Sales of the Shares, if any, will be made by means of ordinary brokers' transactions on the New York Stock Exchange or otherwise at market prices prevailing at the time of sale, at prices related to prevailing market prices or at negotiated prices. Under the terms of the Agreement, the Company also may sell Shares to any of the Agents as principal for its own account at a price agreed upon at the time of sale.

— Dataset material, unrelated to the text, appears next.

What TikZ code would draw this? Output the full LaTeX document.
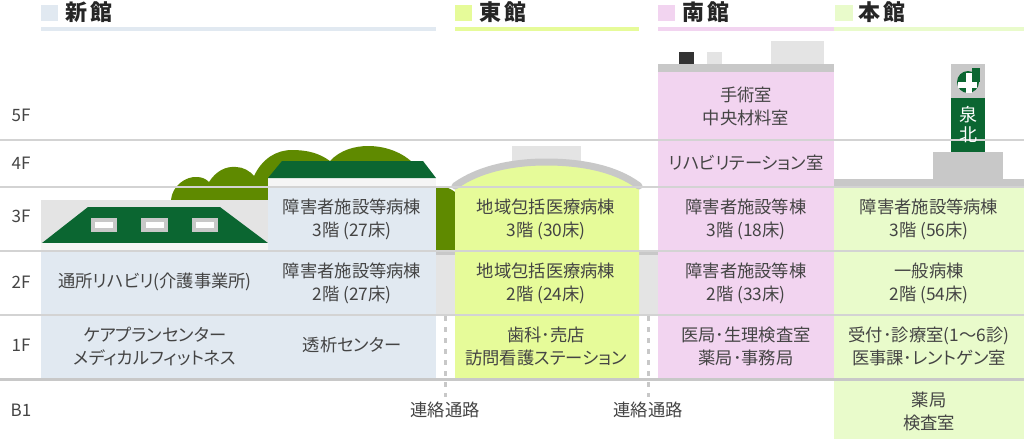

An Agent may offer any common shares sold to it as principal from time to time through public or private transactions at market prices prevailing at the time of sale, at fixed prices, at negotiated prices, at various prices determined at the time of sale or at prices related to prevailing market prices.

 

The Shares will be issued pursuant to the Prospectus Supplement to the prospectus included in the Company's automatic shelf registration statement on Form S-3 (File No. 333-198994) filed on September 29, 2014 with the SEC. This Report shall not constitute an offer to sell or the solicitation of an offer to buy nor shall there be any sale of these securities in any state in which such offer, solicitation or sale would be unlawful prior to registration or qualification under the securities laws of any such state.

 

The Agreement is filed as Exhibit 1.1 to this Report. The description of the Agreement does not purport to be complete and is qualified in its entirety by reference to the Agreement filed herewith as an exhibit to this Report.

 

ITEM 9.01. Financial Statements And Exhibits.

 

(d) Exhibits.

 

Exhibit Description
   
1.1 ATM Equity Offering Sales Agreement, dated August 1, 2016, between Weingarten Realty Investors, on one hand, and Robert W. Baird & Co. Incorporated, BB&T Capital Markets, a division of BB&T Securities, LLC, BTIG, LLC, Capital One Securities, Inc., Jefferies LLC, Scotia Capital (USA) Inc. and Wells Fargo Securities, LLC, on the other hand.
   
5.1  Opinion of Dentons US LLP as to the legality of the securities being registered.
   
23.1  Consent of Dentons US LLP (included in Exhibit 5.1 hereto).

 

 

 

 

SIGNATURES

 

Pursuant to the requirements of the Securities Exchange Act of 1934, as amended, the registrant has duly caused this report to be signed on its behalf by the undersigned hereunto duly authorized.

 

Date: August 2, 2016 WEINGARTEN REALTY INVESTORS
     
     
  By: /s/ Joe D. Shafer          
  Joe D. Shafer  
  Senior Vice President/  
  Chief Accounting Officer  

 

 

 

 

EXHIBIT INDEX

 

Exhibit Description
   
1.1 ATM Equity Offering Sales Agreement, dated August 1, 2016, between Weingarten Realty Investors, on one hand, and Robert W. Baird & Co. Incorporated, BB&T Capital Markets, a division of BB&T Securities, LLC, BTIG, LLC, Capital One Securities, Inc., Jefferies LLC, Scotia Capital (USA) Inc. and Wells Fargo Securities, LLC, on the other hand.
   
5.1  Opinion of Dentons US LLP as to the legality of the securities being registered.
   
23.1  Consent of Dentons US LLP (included in Exhibit 5.1 hereto).